Another Bank Bites the Dust
Georgia has become a black hole for banks, and the galactic vortex swallowed two more on Friday. First Coweta Bank of Newnan and ebank of Atlanta were closed by regulators. This brings the number of Georgia bank failures to 23 in the past year. First Coweta lost $14 million in the past 18 months. The FDIC agreed to loss-sharing arrangements with both two outside banks to pick up the bulk of the failed banks’ pieces, namely, loan portfolios and deposits. First Coweta’s four branches - and most of its deposits – have been acquired by United Bank of Zebulon. A Minnesota bank will step in to take over ebank in Atlanta. Ebank and the First Coweta branches will reopen in the coming days.

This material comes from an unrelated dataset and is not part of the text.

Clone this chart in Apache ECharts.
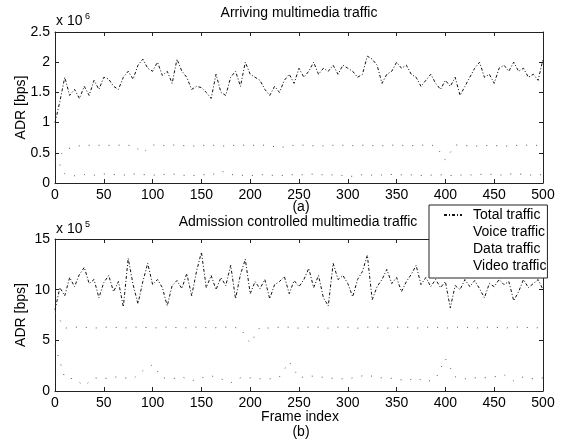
<!DOCTYPE html>
<html>
<head>
<meta charset="utf-8">
<script src="https://cdn.jsdelivr.net/npm/echarts@6/dist/echarts.min.js"></script>
<style>
    html, body { margin: 0; padding: 0; background: #fff; }
    #chart { width: 565px; height: 444px; }
</style>
</head>
<body>
<div id="chart"></div>
<script>
// frame indices (every 5 frames for total, every 10 for the component traffic)
const framesFine = [];
for (let f = 0; f <= 500; f += 5) framesFine.push(f);
const framesCoarse = [];
for (let f = 0; f <= 500; f += 10) framesCoarse.push(f);

// (a) arriving traffic, x 10^6 bps
const arrivingTotal = [
    1.0, 1.35, 1.75, 1.45, 1.55, 1.4, 1.6, 1.45, 1.7, 1.55,
    1.75, 1.72, 1.6, 1.55, 1.75, 1.85, 1.72, 1.95, 2.05, 1.9,
    1.85, 2.0, 1.78, 1.85, 1.65, 2.05, 1.85, 1.75, 1.55, 1.6,
    1.58, 1.5, 1.4, 1.8, 1.5, 1.45, 1.75, 1.85, 1.6, 2.0,
    1.8, 1.75, 1.7, 1.55, 1.45, 1.6, 1.5, 1.7, 1.8, 1.65,
    1.9, 1.75, 1.85, 2.0, 1.8, 1.9, 1.85, 1.95, 1.8, 1.95,
    1.9, 1.85, 1.75, 1.8, 2.1, 2.05, 1.95, 1.65, 1.8, 1.85,
    2.0, 1.9, 1.95, 1.8, 1.75, 1.6, 1.7, 1.8, 1.65, 1.55,
    1.7, 1.6, 1.75, 1.45, 1.6, 1.75, 1.9, 2.0, 1.75, 1.8,
    1.65, 1.9, 1.95, 1.85, 2.0, 1.85, 1.9, 1.75, 1.8, 1.7,
    2.05
];
const arrivingVoice = [
    0.35, 0.55, 0.6, 0.63, 0.62, 0.63, 0.62, 0.63, 0.62, 0.5,
    0.63, 0.62, 0.63, 0.62, 0.61, 0.62, 0.63, 0.61, 0.62, 0.63,
    0.62, 0.63, 0.62, 0.58, 0.62, 0.63, 0.62, 0.61, 0.62, 0.63,
    0.62, 0.62, 0.63, 0.61, 0.62, 0.63, 0.62, 0.62, 0.63, 0.62,
    0.38, 0.63, 0.62, 0.61, 0.62, 0.62, 0.61, 0.62, 0.63, 0.62,
    0.63
];
const arrivingData = [
    0.45, 0.15, 0.12, 0.14, 0.13, 0.15, 0.14, 0.13, 0.15, 0.14,
    0.13, 0.14, 0.15, 0.13, 0.12, 0.14, 0.13, 0.2, 0.14, 0.13,
    0.12, 0.14, 0.13, 0.12, 0.14, 0.13, 0.15, 0.14, 0.13, 0.14,
    0.1, 0.13, 0.14, 0.12, 0.15, 0.13, 0.14, 0.13, 0.12, 0.14,
    0.13, 0.12, 0.14, 0.13, 0.15, 0.14, 0.13, 0.16, 0.14, 0.13,
    0.14
];

// (b) admission controlled traffic, x 10^5 bps
const admittedTotal = [
    8.0, 10.2, 9.4, 11.2, 10.3, 11.5, 12.2, 10.6, 11.0, 9.2,
    10.7, 11.4, 9.8, 10.8, 8.3, 13.1, 10.5, 8.6, 10.8, 12.6,
    10.5, 11.0, 10.2, 8.4, 10.4, 10.9, 10.1, 11.6, 9.4, 11.8,
    13.7, 10.2, 11.4, 10.0, 11.2, 10.4, 12.4, 9.1, 11.5, 13.0,
    9.6, 10.8, 10.1, 11.0, 9.1, 10.5, 10.8, 11.3, 9.6, 10.9,
    10.3, 11.0, 12.1, 10.2, 11.4, 9.2, 8.4, 12.6, 11.0, 11.4,
    10.6, 9.3, 11.0, 11.8, 13.4, 9.0, 10.3, 11.0, 12.0, 10.6,
    11.2, 9.8, 10.8, 11.5, 12.4, 10.5, 11.2, 10.3, 11.0, 10.2,
    10.8, 8.2, 10.4, 10.0, 11.0, 10.3, 10.9, 10.1, 9.2, 10.6,
    10.3, 11.0, 10.5, 10.8, 8.9, 9.8, 11.0, 10.2, 10.6, 11.0,
    10.0
];
const admittedVoice = [
    7.8, 6.2, 6.3, 6.3, 6.2, 6.3, 6.3, 6.2, 6.3, 6.3,
    6.2, 6.3, 6.3, 6.2, 6.3, 6.3, 6.2, 6.3, 6.3, 6.2,
    4.7, 6.3, 6.2, 6.3, 6.3, 6.2, 6.3, 6.3, 6.2, 6.3,
    6.3, 6.2, 6.3, 6.3, 6.2, 6.3, 6.3, 6.2, 6.3, 6.3,
    6.2, 6.3, 6.3, 6.2, 6.3, 6.3, 6.2, 6.3, 6.3, 6.2,
    6.3
];
const admittedData = [
    4.5, 1.3, 1.2, 0.5, 1.3, 1.2, 1.4, 1.3, 1.2, 2.0,
    2.6, 1.3, 1.2, 1.4, 1.0, 1.3, 1.5, 1.2, 0.8, 1.3,
    1.3, 1.2, 1.2, 1.4, 2.9, 1.3, 1.5, 1.4, 1.3, 1.2,
    1.2, 1.4, 1.6, 1.3, 1.3, 1.2, 1.0, 1.3, 0.9, 1.2,
    3.2, 1.4, 1.2, 1.3, 1.3, 1.4, 1.6, 1.0, 1.4, 1.2,
    1.3
];
const admittedVideo = [];

const xTicks = { min: 0, max: 500, interval: 50 };
const yTicksA = { min: 0, max: 2.5, interval: 0.5 };
const yTicksB = { min: 0, max: 15, interval: 5 };

const FONT = "Liberation Sans";
const totalStyle = { color: "#111", width: 1, type: [3, 2, 1, 2] };
const faintStyle = { color: "#555", width: 1, type: [1, 9] };

function pairs(xs, ys) {
    return ys.map(function (v, i) {
        return [xs[i], v];
    });
}

// box style axes like a matlab figure: ticks inward on all four sides
function boxX(gridIndex, showLabels, position) {
    return {
        type: "value",
        gridIndex: gridIndex,
        position: position,
        min: xTicks.min,
        max: xTicks.max,
        interval: xTicks.interval,
        axisLine: { show: true, onZero: false, lineStyle: { color: "#222", width: 1 } },
        axisTick: { show: true, inside: true, length: 4, lineStyle: { color: "#222" } },
        axisLabel: { show: showLabels, color: "#000", fontFamily: FONT, fontSize: 14, margin: 5 },
        splitLine: { show: false },
    };
}
function boxY(gridIndex, ticks, showLabels, position) {
    const axis = {
        type: "value",
        gridIndex: gridIndex,
        position: position,
        min: ticks.min,
        max: ticks.max,
        interval: ticks.interval,
        axisLine: { show: true, onZero: false, lineStyle: { color: "#222", width: 1 } },
        axisTick: { show: true, inside: true, length: 4, lineStyle: { color: "#222" } },
        axisLabel: { show: showLabels, color: "#000", fontFamily: FONT, fontSize: 14, margin: 5 },
        splitLine: { show: false },
    };
    if (showLabels) {
        axis.name = "ADR [bps]";
        axis.nameLocation = "middle";
        axis.nameGap = 27;
        axis.nameMoveOverlap = false;
        axis.nameTextStyle = { color: "#000", fontFamily: FONT, fontSize: 14 };
    }
    return axis;
}

const chart = echarts.init(document.getElementById("chart"));

const textStyle = { color: "#000", fontFamily: FONT, fontSize: 14, fontWeight: "normal" };
const expStyle = { color: "#000", fontFamily: FONT, fontSize: 14, fontWeight: "normal" };
const supStyle = { color: "#000", fontFamily: FONT, fontSize: 9, fontWeight: "normal" };

function label(text, left, top, style, align) {
    return { text: text, left: left, top: top, padding: 0, textAlign: align || "left", textStyle: style };
}

const option = {
    animation: false,
    backgroundColor: "#fff",
    title: [
        label("Arriving multimedia traffic", 299, 6, textStyle, "center"),
        label("x 10", 56, 14, expStyle),
        label("6", 85, 12, supStyle),
        label("(a)", 301, 200, textStyle, "center"),
        label("Admission controlled multimedia traffic", 298, 215, textStyle, "center"),
        label("x 10", 56, 222, expStyle),
        label("5", 85, 220, supStyle),
        label("Frame index", 300, 410, textStyle, "center"),
        label("(b)", 301, 425, textStyle, "center"),
    ],
    legend: {
        orient: "vertical",
        left: 429,
        top: 205,
        padding: [3, 1, 5, 14],
        itemGap: 3,
        itemWidth: 18,
        itemHeight: 14,
        backgroundColor: "#fff",
        borderColor: "#222",
        borderWidth: 1,
        borderRadius: 0,
        textStyle: { color: "#000", fontFamily: FONT, fontSize: 14, padding: [0, 0, 0, 6] },
        data: [
            { name: "Total traffic", itemStyle: { opacity: 0 } },
            { name: "Voice traffic", lineStyle: { opacity: 0 }, itemStyle: { opacity: 0 } },
            { name: "Data traffic", lineStyle: { opacity: 0 }, itemStyle: { opacity: 0 } },
            { name: "Video traffic", lineStyle: { opacity: 0 }, itemStyle: { opacity: 0 } },
        ],
        z: 10,
    },
    grid: [
        { left: 55, top: 32, width: 488, height: 151 },
        { left: 55, top: 239, width: 488, height: 152 },
    ],
    xAxis: [
        boxX(0, true, "bottom"),
        boxX(0, false, "top"),
        boxX(1, true, "bottom"),
        boxX(1, false, "top"),
    ],
    yAxis: [
        boxY(0, yTicksA, true, "left"),
        boxY(0, yTicksA, false, "right"),
        boxY(1, yTicksB, true, "left"),
        boxY(1, yTicksB, false, "right"),
    ],
    series: [
        { name: "Total traffic", type: "line", xAxisIndex: 0, yAxisIndex: 0, symbol: "none",
          lineStyle: totalStyle, itemStyle: { color: "#111" }, data: pairs(framesFine, arrivingTotal) },
        { name: "Voice traffic", type: "line", xAxisIndex: 0, yAxisIndex: 0, symbol: "none",
          lineStyle: faintStyle, itemStyle: { color: "#555" }, data: pairs(framesCoarse, arrivingVoice) },
        { name: "Data traffic", type: "line", xAxisIndex: 0, yAxisIndex: 0, symbol: "none",
          lineStyle: faintStyle, itemStyle: { color: "#555" }, data: pairs(framesCoarse, arrivingData) },
        { name: "Total traffic", type: "line", xAxisIndex: 2, yAxisIndex: 2, symbol: "none",
          lineStyle: totalStyle, itemStyle: { color: "#111" }, data: pairs(framesFine, admittedTotal) },
        { name: "Voice traffic", type: "line", xAxisIndex: 2, yAxisIndex: 2, symbol: "none",
          lineStyle: faintStyle, itemStyle: { color: "#555" }, data: pairs(framesCoarse, admittedVoice) },
        { name: "Data traffic", type: "line", xAxisIndex: 2, yAxisIndex: 2, symbol: "none",
          lineStyle: faintStyle, itemStyle: { color: "#555" }, data: pairs(framesCoarse, admittedData) },
        { name: "Video traffic", type: "line", xAxisIndex: 2, yAxisIndex: 2, symbol: "none",
          lineStyle: faintStyle, itemStyle: { color: "#555" }, data: admittedVideo },
    ],
};

chart.setOption(option);
</script>
</body>
</html>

Much like the legal layoff watch, in the financial sector, one doesn’t have to wait long to see the tipping point when a flailing bank becomes a failed bank. The gamble here amounts to real money and lots of it: he FDIC has droppped billions into loss-sharing arrangements that incentivize other banks to take home the leftovers – much like barnacles feeding on detritus.
With banks collapsing faster than Steve Winn can raze an old casino in Vegas, the FDIC launched an investigation. Of course, it doesn’t take Ben Bernanke to finger the housing bubble as a usual suspect. Bad loans and no cash – like a record player stuck indefinitely on the same sorry country music song. While the government insists that things are improving, you have to wonder where it bought those rose-colored glasses (and where the money came from). It’s been a long and hard recession, and it’ll be a long and hard climb out of it. For every bank that goes belly-up, there’s another two or three riding on the brink. Numbers 22 & 23 are likely to have company in the black hole.

It is also worth noting WHY the loans at these banks were bad- because many of these banks (excepting the various branches of Security Bank which were taken over by the FDIC in late July) disproportionately served the homebuilding, contractor, and developer clientele. In addition, the AJC has highlighted that many banks engaged in depths of nepotism that would even make good ol’ boy legislators blush: http://www.ajc.com/business/audits-shine-harsh-light-113517.html
What is most striking about Bernanke’s response to the bank failures is that he continually insists that the Federal Reserve retain the full scope of its regulatory duties. If anything, I would argue that the Fed should focus on its primary duty (monetary policy).
Lastly, I count at least four (!) distinct similes in this piece. Can I add a fifth by saying that Georgia banks are folding faster than bad hands at a high-stakes poker game?
When Kenny Rogers as “the Gambler” intersects with bankruptcy, it deserves to be noted.